What the task requires -> In the listing below, find the line containing "Write a Python" and the line containing "yticks = [0, 10, 20, 30, 40, 50]". Repeat exactly those two lines and every line between them, nothing more.

------ Data in this exercise

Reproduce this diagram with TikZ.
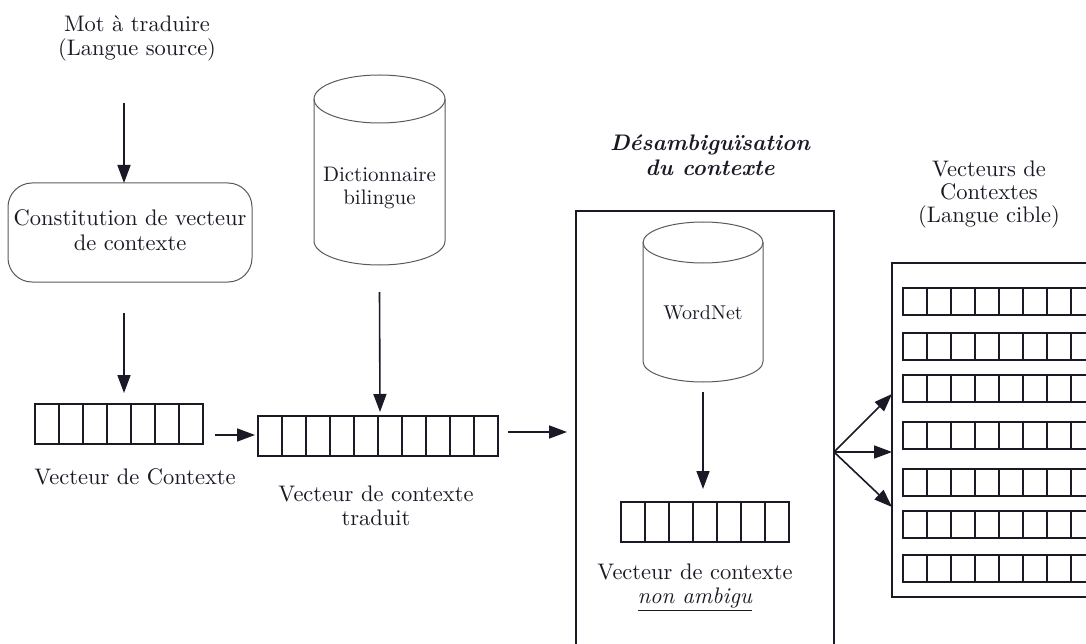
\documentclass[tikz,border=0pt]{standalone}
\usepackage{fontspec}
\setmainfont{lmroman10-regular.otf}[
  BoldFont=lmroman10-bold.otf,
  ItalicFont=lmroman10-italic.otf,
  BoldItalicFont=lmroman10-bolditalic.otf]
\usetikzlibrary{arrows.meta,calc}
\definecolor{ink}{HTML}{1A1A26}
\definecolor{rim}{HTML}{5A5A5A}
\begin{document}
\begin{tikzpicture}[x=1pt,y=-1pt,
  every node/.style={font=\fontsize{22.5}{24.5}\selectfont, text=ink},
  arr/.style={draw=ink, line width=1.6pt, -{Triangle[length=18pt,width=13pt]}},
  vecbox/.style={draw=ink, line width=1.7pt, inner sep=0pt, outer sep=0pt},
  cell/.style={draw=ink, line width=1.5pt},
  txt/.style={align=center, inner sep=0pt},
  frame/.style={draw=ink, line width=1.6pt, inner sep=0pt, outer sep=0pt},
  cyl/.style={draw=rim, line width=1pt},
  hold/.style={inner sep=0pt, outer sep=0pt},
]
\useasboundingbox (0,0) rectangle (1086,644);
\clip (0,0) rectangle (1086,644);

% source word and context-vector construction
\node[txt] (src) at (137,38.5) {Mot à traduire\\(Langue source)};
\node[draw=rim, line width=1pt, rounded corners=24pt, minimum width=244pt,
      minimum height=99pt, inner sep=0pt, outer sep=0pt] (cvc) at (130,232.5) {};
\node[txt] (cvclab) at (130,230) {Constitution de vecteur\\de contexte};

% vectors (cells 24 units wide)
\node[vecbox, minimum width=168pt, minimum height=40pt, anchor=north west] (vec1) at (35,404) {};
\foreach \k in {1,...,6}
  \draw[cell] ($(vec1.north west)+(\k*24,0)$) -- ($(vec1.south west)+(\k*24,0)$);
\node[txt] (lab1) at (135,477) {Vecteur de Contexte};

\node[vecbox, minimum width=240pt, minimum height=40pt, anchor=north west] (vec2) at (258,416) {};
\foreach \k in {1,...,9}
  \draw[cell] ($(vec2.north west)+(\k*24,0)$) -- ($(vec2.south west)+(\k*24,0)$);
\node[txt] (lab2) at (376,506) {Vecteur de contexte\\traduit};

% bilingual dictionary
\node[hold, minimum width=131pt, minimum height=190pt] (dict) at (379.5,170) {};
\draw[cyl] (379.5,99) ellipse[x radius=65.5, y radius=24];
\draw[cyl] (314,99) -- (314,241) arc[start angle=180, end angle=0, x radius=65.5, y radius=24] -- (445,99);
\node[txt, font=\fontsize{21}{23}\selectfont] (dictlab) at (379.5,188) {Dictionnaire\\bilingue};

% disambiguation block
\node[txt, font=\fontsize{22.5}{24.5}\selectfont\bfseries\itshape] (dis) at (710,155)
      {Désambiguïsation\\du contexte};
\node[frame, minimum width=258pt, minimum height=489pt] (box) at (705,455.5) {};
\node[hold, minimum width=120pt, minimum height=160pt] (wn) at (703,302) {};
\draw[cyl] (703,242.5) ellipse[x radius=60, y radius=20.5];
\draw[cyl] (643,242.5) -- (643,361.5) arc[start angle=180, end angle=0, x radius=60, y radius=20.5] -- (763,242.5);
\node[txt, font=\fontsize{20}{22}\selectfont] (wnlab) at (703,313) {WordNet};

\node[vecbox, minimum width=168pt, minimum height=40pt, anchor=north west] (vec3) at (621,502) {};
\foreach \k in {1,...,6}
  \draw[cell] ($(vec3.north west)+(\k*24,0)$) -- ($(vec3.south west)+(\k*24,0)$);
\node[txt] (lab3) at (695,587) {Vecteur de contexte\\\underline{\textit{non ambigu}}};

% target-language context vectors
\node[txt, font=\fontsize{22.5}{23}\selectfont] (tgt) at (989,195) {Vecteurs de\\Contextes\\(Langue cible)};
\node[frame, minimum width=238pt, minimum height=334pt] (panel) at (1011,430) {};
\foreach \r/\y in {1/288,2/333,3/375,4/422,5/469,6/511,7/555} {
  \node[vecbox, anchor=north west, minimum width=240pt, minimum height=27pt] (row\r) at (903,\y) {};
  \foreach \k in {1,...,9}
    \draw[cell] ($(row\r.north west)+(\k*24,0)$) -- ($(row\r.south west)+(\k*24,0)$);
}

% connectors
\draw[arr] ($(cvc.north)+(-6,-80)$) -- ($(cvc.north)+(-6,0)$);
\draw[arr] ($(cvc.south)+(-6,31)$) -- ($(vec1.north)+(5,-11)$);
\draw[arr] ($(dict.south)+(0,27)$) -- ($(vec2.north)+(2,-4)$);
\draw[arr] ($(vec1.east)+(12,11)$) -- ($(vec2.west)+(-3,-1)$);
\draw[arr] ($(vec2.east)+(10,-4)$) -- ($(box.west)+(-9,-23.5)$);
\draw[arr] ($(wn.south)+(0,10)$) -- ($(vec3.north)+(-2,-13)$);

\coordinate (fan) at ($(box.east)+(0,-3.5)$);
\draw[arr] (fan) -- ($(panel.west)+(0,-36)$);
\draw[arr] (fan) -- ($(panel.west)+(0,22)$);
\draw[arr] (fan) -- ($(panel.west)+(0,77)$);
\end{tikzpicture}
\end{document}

------------
------ Data in this exercise

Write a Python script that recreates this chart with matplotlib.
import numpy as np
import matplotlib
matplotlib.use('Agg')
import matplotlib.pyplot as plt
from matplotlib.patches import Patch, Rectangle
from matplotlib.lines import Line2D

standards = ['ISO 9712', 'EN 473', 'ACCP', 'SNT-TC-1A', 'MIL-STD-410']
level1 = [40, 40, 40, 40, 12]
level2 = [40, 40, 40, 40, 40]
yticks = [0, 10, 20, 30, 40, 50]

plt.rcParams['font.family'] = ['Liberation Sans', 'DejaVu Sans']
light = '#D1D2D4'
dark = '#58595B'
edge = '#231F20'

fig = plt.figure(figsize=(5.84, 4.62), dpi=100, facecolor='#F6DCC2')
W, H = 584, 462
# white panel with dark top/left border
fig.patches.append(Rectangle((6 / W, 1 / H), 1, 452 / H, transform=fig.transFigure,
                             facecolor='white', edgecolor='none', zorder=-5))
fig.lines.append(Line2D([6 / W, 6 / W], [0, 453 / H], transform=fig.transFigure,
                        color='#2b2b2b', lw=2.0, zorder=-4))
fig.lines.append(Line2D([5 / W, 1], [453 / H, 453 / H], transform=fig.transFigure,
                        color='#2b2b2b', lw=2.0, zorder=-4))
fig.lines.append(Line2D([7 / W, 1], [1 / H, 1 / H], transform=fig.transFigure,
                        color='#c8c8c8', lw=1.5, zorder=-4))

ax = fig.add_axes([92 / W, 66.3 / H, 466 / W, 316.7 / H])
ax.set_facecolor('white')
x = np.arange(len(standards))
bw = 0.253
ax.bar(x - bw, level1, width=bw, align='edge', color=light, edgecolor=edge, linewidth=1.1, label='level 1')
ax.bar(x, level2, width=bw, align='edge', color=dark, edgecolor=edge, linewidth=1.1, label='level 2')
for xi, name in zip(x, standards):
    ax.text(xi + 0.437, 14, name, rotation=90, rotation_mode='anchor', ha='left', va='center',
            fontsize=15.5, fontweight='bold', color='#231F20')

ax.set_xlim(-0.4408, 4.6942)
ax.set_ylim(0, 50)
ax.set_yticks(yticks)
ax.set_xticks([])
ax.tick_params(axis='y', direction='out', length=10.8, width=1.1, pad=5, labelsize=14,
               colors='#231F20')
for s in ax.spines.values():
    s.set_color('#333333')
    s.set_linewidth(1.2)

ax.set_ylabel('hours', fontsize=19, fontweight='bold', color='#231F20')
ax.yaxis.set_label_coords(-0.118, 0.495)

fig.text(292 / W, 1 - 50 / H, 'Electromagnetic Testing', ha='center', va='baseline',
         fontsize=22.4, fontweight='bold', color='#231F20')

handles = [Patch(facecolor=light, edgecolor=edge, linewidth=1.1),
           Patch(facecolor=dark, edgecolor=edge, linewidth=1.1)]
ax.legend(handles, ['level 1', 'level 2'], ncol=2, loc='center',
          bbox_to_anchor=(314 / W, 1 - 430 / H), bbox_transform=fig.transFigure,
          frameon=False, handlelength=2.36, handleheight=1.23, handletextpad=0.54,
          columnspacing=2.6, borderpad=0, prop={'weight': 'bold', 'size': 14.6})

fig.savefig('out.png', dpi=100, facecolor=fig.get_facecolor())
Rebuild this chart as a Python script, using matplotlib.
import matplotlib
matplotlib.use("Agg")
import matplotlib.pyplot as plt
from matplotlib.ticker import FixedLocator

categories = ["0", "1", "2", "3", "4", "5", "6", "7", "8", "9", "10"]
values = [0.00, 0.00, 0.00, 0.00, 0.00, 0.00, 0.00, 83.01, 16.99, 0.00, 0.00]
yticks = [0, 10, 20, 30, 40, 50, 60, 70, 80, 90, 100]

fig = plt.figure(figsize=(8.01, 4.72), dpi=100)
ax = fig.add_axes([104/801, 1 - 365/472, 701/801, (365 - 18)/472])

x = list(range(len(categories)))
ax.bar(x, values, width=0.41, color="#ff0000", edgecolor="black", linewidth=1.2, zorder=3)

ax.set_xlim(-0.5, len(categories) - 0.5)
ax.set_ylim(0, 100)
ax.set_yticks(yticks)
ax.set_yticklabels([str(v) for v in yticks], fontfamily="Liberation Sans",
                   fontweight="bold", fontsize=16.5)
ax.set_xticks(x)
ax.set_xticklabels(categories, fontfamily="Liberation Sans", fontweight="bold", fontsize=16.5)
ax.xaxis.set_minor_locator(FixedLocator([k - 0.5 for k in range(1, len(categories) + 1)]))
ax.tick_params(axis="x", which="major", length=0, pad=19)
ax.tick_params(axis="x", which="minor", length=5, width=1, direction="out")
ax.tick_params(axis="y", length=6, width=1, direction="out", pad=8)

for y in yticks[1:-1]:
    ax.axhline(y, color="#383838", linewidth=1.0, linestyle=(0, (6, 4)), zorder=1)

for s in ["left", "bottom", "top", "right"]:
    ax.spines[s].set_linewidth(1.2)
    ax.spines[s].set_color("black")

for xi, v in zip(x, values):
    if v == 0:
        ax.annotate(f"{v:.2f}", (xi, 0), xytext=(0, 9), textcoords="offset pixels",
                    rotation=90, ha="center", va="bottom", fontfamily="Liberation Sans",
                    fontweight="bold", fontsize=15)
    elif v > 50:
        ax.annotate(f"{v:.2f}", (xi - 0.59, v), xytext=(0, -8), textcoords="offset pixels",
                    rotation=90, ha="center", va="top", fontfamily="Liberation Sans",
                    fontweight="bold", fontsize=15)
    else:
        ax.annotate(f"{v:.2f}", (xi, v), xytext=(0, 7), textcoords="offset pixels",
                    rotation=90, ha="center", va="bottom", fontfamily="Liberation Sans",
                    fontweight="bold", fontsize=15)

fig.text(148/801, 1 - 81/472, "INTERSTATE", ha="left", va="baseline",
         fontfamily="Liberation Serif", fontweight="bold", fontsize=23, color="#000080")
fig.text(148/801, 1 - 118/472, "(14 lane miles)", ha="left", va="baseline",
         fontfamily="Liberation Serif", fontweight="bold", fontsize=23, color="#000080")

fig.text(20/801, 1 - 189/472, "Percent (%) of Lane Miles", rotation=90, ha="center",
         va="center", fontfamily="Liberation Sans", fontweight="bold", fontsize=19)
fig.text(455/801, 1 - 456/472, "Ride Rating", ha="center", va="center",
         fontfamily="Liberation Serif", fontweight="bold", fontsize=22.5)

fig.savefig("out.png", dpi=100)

------------

Correct result ->
Write a Python script that recreates this chart with matplotlib.
import numpy as np
import matplotlib
matplotlib.use('Agg')
import matplotlib.pyplot as plt
from matplotlib.patches import Patch, Rectangle
from matplotlib.lines import Line2D

standards = ['ISO 9712', 'EN 473', 'ACCP', 'SNT-TC-1A', 'MIL-STD-410']
level1 = [40, 40, 40, 40, 12]
level2 = [40, 40, 40, 40, 40]
yticks = [0, 10, 20, 30, 40, 50]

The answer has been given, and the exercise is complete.